The members of Truckee’s Coburn Station bill their music as “mountain rock.”
“It’s just the energy, I think,” said Dan McAlister, guitarist and lead vocalist. “You live in the mountains. There’s a way of going about your every day that kind of informs your taste, your outlook, your perception of the world. … It’s just mountain living, and we’re a product of it—and it’s rock ’n’ roll”
It most certainly is rock ’n’ roll, although not of any particular flavor. And, in a way, that’s another aspect of Coburn Station’s sound that qualifies it as mountain rock. It’s a mix of blues, folk and psychedelia that speaks to different regional influences. It’s the product of a resort town, a “mountain town”—and like its creators and so many others who visit and live in Truckee—the music has roots elsewhere.
McAlister grew up in Massachusetts and moved to the Truckee area directly after finishing college in Vermont—bringing with him an appreciation for the “whole jam, psychedelic scene in Burlington, and the Northeast in general.”
He and bassist Thomas Page met sometime around 2009 at a jam session and party hosted by a mutual friend.
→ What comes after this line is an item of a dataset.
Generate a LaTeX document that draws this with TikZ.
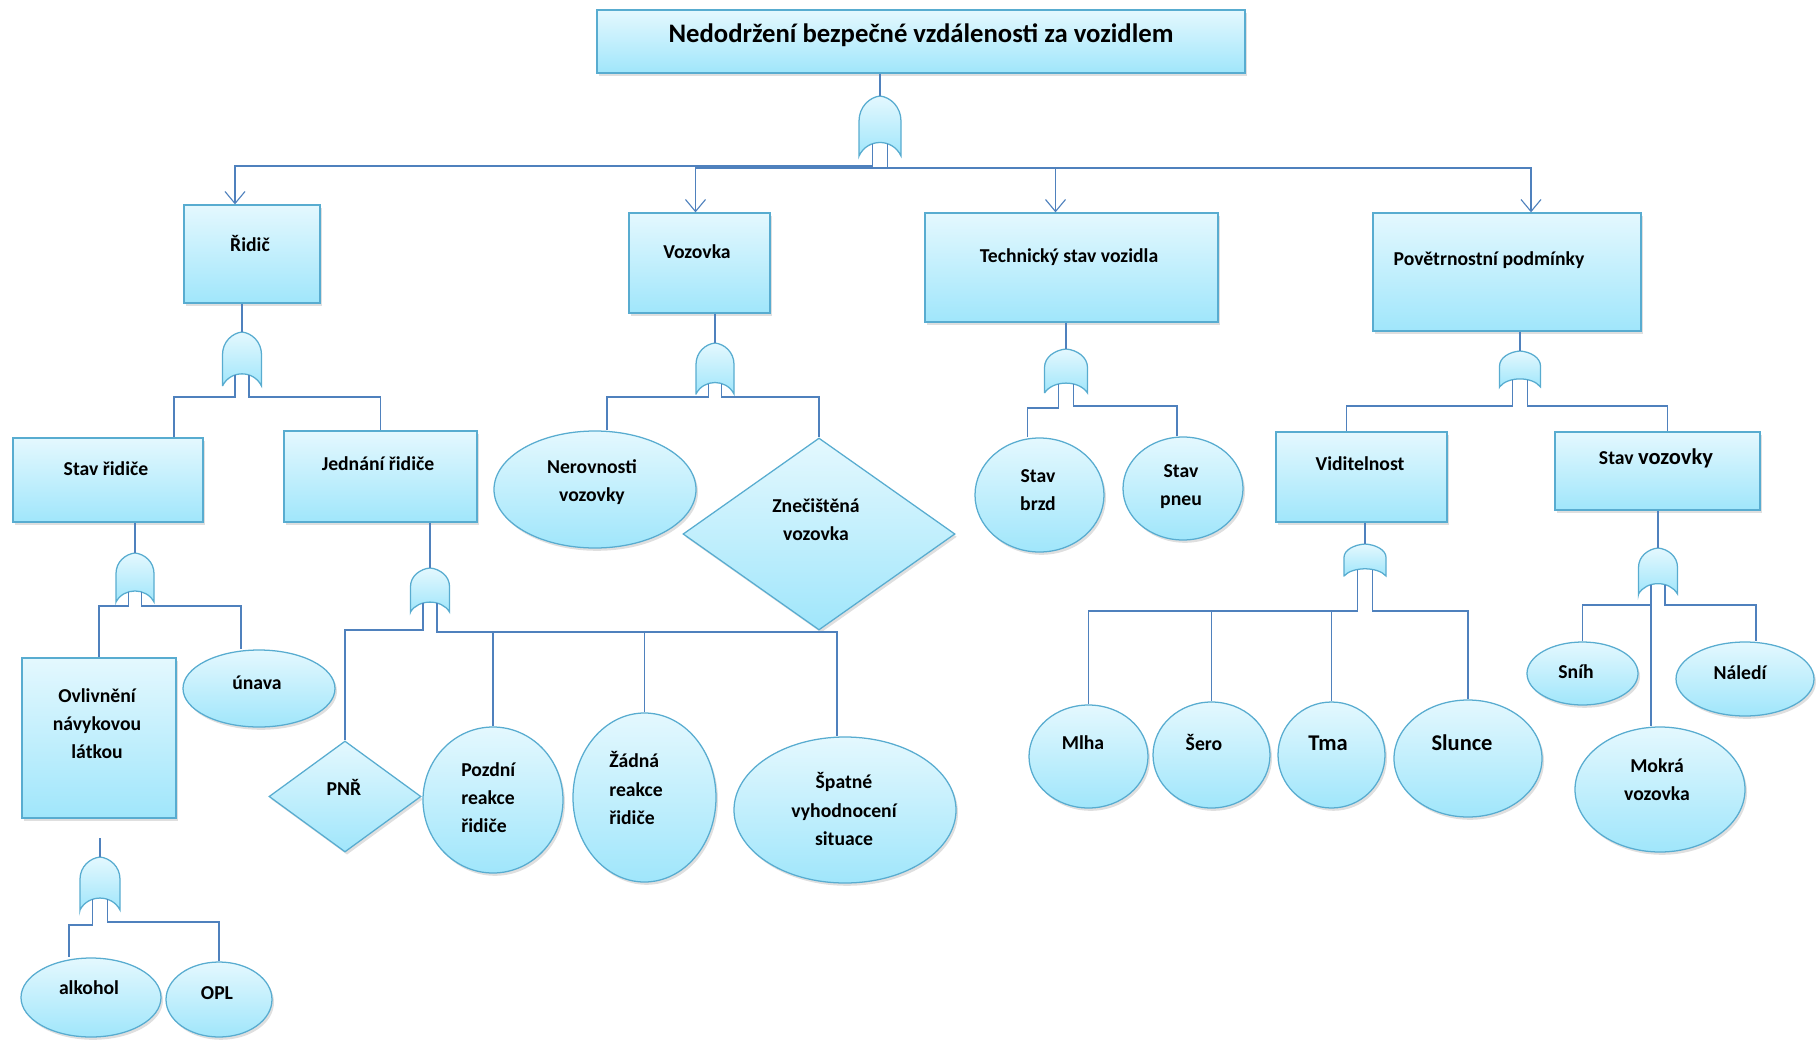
\documentclass[tikz,border=0pt]{standalone}
\usepackage{fontspec}
\setmainfont{Carlito}
\usetikzlibrary{positioning,calc,arrows.meta,shadows,shapes.geometric}

\definecolor{linkblue}{RGB}{79,129,189}
\definecolor{edgeblue}{RGB}{88,172,208}
\definecolor{filltop}{RGB}{228,248,254}
\definecolor{fillbot}{RGB}{160,230,251}

\tikzset{
  >={Straight Barb[length=3mm,width=5mm]},
  conn/.style={draw=linkblue, line width=0.8pt},
  event/.style={draw=edgeblue, line width=0.9pt, top color=filltop, bottom color=fillbot, inner sep=0pt,
    drop shadow={opacity=0.25, shadow xshift=0.5mm, shadow yshift=-0.7mm}},
  box/.style 2 args={event, rectangle, minimum width=#1*0.25mm, minimum height=#2*0.25mm},
  oval/.style 2 args={event, ellipse, minimum width=#1*0.25mm, minimum height=#2*0.25mm},
  rhomb/.style 2 args={event, diamond, minimum width=#1*0.25mm, minimum height=#2*0.25mm},
  txt/.style={font=\bfseries\fontsize{14}{20}\selectfont, inner sep=0pt, align=center},
  gatestyle/.style={draw=edgeblue, line width=0.9pt, top color=filltop, bottom color=fillbot},
  orgate/.pic={
    \path[gatestyle] (-0.5,1) -- (-0.5,0.42)
      .. controls (-0.5,0.18) and (-0.25,0.02) .. (0,0)
      .. controls (0.25,0.02) and (0.5,0.18) .. (0.5,0.42)
      -- (0.5,1) .. controls (0.3,0.7) and (-0.3,0.7) .. cycle;
    \coordinate (-top) at (0,0);
    \coordinate (-l) at (-0.18,0.8);
    \coordinate (-r) at (0.18,0.8);
  }
}

\begin{document}
\begin{tikzpicture}[x=0.25mm, y=-0.25mm]
\useasboundingbox (0,0) rectangle (1816,1041);

% top event
\node[box={648}{63}] (top) at (921,41.5) {};
\node[txt, font=\bfseries\fontsize{19}{23}\selectfont] (topt) at (921,35) {Nedodržení bezpečné vzdálenosti za vozidlem};

% first level
\node[box={136}{98}] (ridic) at (252,254) {};
\node[txt] (ridict) at (250,243) {Řidič};
\node[box={141}{100}] (vozovka) at (699.5,263) {};
\node[txt] (vozovkat) at (697,252) {Vozovka};
\node[box={293}{109}] (tech) at (1071.5,267.5) {};
\node[txt] (techt) at (1069,257) {Technický stav vozidla};
\node[box={268}{118}] (pocasi) at (1507,272) {};
\node[txt] (pocasit) at (1489,260) {Povětrnostní podmínky};

% second level
\node[box={190}{84}] (stavr) at (108,480) {};
\node[txt] (stavrt) at (106,469) {Stav řidiče};
\node[box={193}{91}] (jednani) at (380.5,476.5) {};
\node[txt] (jednanit) at (378,464) {Jednání řidiče};
\node[oval={202}{117}] (nerov) at (595,489.5) {};
\node[txt] (nerovt) at (592,482) {Nerovnosti\\vozovky};
\node[rhomb={272}{192}] (znec) at (819,534) {};
\node[txt] (znect) at (816,520) {Znečištěná\\vozovka};
\node[oval={129}{114}] (brzd) at (1039.5,495) {};
\node[txt] (brzdt) at (1038,490) {Stav\\brzd};
\node[oval={120}{103}] (pneu) at (1183,488.5) {};
\node[txt] (pneut) at (1181,487) {Stav\\pneu};
\node[box={171}{90}] (vidit) at (1361.5,477) {};
\node[txt] (viditt) at (1360,464) {Viditelnost};
\node[box={205}{78}] (stavv) at (1657.5,471) {};
\node[txt] (stavvt) at (1656,458) {Stav {\fontsize{16}{20}\selectfont vozovky}};

% third level
\node[box={154}{160}] (ovliv) at (99,738) {};
\node[txt] (ovlivt) at (97,724) {Ovlivnění\\návykovou\\látkou};
\node[oval={152}{77}] (unava) at (259,688.5) {};
\node[txt] (unavat) at (257,683) {únava};
\node[rhomb={152}{111}] (pnr) at (345,796.5) {};
\node[txt] (pnrt) at (344,787) {PNŘ};
\node[oval={140}{146}] (pozdni) at (493,800) {};
\node[txt, align=left, anchor=west] (pozdnit) at (461,798) {Pozdní\\reakce\\řidiče};
\node[oval={143}{169}] (zadna) at (644.5,797.5) {};
\node[txt, align=left, anchor=west] (zadnat) at (609,788) {Žádná\\reakce\\řidiče};
\node[oval={222}{146}] (spatne) at (845,810) {};
\node[txt] (spatnet) at (844,809) {Špatné\\vyhodnocení\\situace};
\node[oval={119}{103}] (mlha) at (1088.5,756.5) {};
\node[txt] (mlhat) at (1083,743) {Mlha};
\node[oval={117}{106}] (sero) at (1211.5,755) {};
\node[txt] (serot) at (1204,742) {Šero};
\node[oval={107}{106}] (tma) at (1331.5,755) {};
\node[txt, font=\bfseries\fontsize{16}{20}\selectfont] (tmat) at (1328,743) {Tma};
\node[oval={148}{117}] (slunce) at (1468,758.5) {};
\node[txt, font=\bfseries\fontsize{16}{20}\selectfont] (sluncet) at (1462,743) {Slunce};
\node[oval={111}{63}] (snih) at (1582.5,673.5) {};
\node[txt] (sniht) at (1576,672) {Sníh};
\node[oval={138}{74}] (naledi) at (1745,679) {};
\node[txt] (naledit) at (1740,673) {Náledí};
\node[oval={170}{125}] (mokra) at (1660,789.5) {};
\node[txt] (mokrat) at (1657,780) {Mokrá\\vozovka};
\node[oval={140}{79}] (alkohol) at (91,997.5) {};
\node[txt] (alkoholt) at (89,988) {alkohol};
\node[oval={106}{75}] (opl) at (219,999.5) {};
\node[txt] (oplt) at (217,993) {OPL};

% OR gates
\pic[xscale=42, yscale=60] (g0) at (880,96) {orgate};
\pic[xscale=39, yscale=54] (g1) at (242,332) {orgate};
\pic[xscale=38, yscale=51] (g2) at (715,343) {orgate};
\pic[xscale=43, yscale=44] (g3) at (1066,349) {orgate};
\pic[xscale=41, yscale=36] (g4) at (1520,351) {orgate};
\pic[xscale=38, yscale=49] (g5) at (135,553) {orgate};
\pic[xscale=39, yscale=44] (g6) at (430,568) {orgate};
\pic[xscale=40, yscale=53] (g7) at (100,857) {orgate};
\pic[xscale=42, yscale=32] (g8) at (1365,544) {orgate};
\pic[xscale=39, yscale=46] (g9) at (1658,548) {orgate};

% top event
\draw[conn] (top.south -| g0-top) -- (g0-top);
\draw[conn,->] (g0-l) -- (g0-l |- 0,166) -| ($(ridic.north)+(-17,0)$);
\draw[conn,->] (g0-r) -- (g0-r |- 0,168) -| ($(vozovka.north)+(-4,0)$);
\draw[conn,->] (g0-r) -- (g0-r |- 0,168) -| ($(tech.north)+(-16,0)$);
\draw[conn,->] (g0-r) -- (g0-r |- 0,168) -| ($(pocasi.north)+(24,0)$);

% Ridic
\draw[conn] (ridic.south -| g1-top) -- (g1-top);
\draw[conn] (g1-l) -- (g1-l |- 0,397) -| ($(stavr.north)+(66,0)$);
\draw[conn] (g1-r) -- (g1-r |- 0,397) -| (jednani.north);

% Vozovka
\draw[conn] (vozovka.south -| g2-top) -- (g2-top);
\draw[conn] (g2-l) -- (g2-l |- 0,397) -| ($(nerov.north)+(12,0)$);
\draw[conn] (g2-r) -- (g2-r |- 0,397) -| (znec.north);

% Technicky stav
\draw[conn] (tech.south -| g3-top) -- (g3-top);
\draw[conn] (g3-l) -- (g3-l |- 0,408) -| ($(brzd.north)+(-12,0)$);
\draw[conn] (g3-r) -- (g3-r |- 0,406) -| ($(pneu.north)+(-6,0)$);

% Povetrnostni podminky
\draw[conn] (pocasi.south -| g4-top) -- (g4-top);
\draw[conn] (g4-l) -- (g4-l |- 0,406) -| ($(vidit.north)+(-15,0)$);
\draw[conn] (g4-r) -- (g4-r |- 0,406) -| ($(stavv.north)+(10,0)$);

% Stav ridice
\draw[conn] (stavr.south -| g5-top) -- (g5-top);
\draw[conn] (g5-l) -- (g5-l |- 0,606) -| (ovliv.north);
\draw[conn] (g5-r) -- (g5-r |- 0,606) -| ($(unava.north)+(-18,0)$);

% Jednani ridice
\draw[conn] (jednani.south -| g6-top) -- (g6-top);
\draw[conn] (g6-l) -- (g6-l |- 0,630) -| (pnr.north);
\draw[conn] (g6-r) -- (g6-r |- 0,632) -| (pozdni.north);
\draw[conn] (g6-r) -- (g6-r |- 0,632) -| (zadna.north);
\draw[conn] (g6-r) -- (g6-r |- 0,632) -| ($(spatne.north)+(-8,0)$);

% Ovlivneni
\draw[conn] (g7-top) -- ++(0,-19);
\draw[conn] (g7-l) -- (g7-l |- 0,925) -| ($(alkohol.north)+(-22,0)$);
\draw[conn] (g7-r) -- (g7-r |- 0,922) -| (opl.north);

% Viditelnost
\draw[conn] (vidit.south -| g8-top) -- (g8-top);
\draw[conn] (g8-l) -- (g8-l |- 0,611) -| (mlha.north);
\draw[conn] (g8-l) -- (g8-l |- 0,611) -| (sero.north);
\draw[conn] (g8-l) -- (g8-l |- 0,611) -| (tma.north);
\draw[conn] (g8-r) -- (g8-r |- 0,611) -| (slunce.north);

% Stav vozovky
\draw[conn] (stavv.south -| g9-top) -- (g9-top);
\draw[conn] (g9-l) -- (g9-l |- 0,605) -| (snih.north);
\draw[conn] (g9-l) -- (g9-l |- mokra.north);
\draw[conn] (g9-r) -- (g9-r |- 0,605) -| ($(naledi.north)+(11,0)$);
\end{tikzpicture}
\end{document}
Page, a native of Mississippi, described his own upbringing as “steeped in the blues.” It’s an image that fits well with the story he tells about spending eight months on the road, living off a bonus check from his last job, before settling in South Lake Tahoe in 2008.
“Thomas brings—absolutely, without him even knowing it—the Southern flavor,” said drummer Conor McAlindin, the third member to join Coburn Station.
McAlindin and McAlister actually studied at the University of Vermont in Burlington at the same time but never met until they’d moved to the Truckee area. While the two share an interest in psychedelic and improvisational music, McAlindin brings a particular love for folk stylings to the mix.
“Music for me has always been the campfire circle style,” McAlindin said. “I loved being in band and stuff and learning and performing in high school, but my true passion came … when I grew up enough to understand folk music and jazz music—where people communicate through music.”
“Some of our best times ever have just been outside of a band setting, sitting around a campfire, singing songs, playing instruments that we don’t play in the band,” said Page. “You bring your souls together in music.”
Coburn Station released its first album—Coming Home—in February 2016. The 11 tracks run the gamut from folky, piano-intensive ballads to bluesy, feel-good tunes.
“It really was a time and place for the band,” said McAlindin. “[And the songs] really run the history of the band, up to that point.”
With the recent addition of Brian Mooney—a Wisconsin native—the band gained a fourth member and permanent keyboardist. Now, the guys are looking toward the future and a new chapter for Coburn Station.
“We’re actually hitting kind of a creative streak here,” said McAlindin. “And I think it has a lot to do with Brian joining the band, and also the honeymoon period of the first album kind of ending. … And I think, 2017, we’re primed and ready to record a follow up.”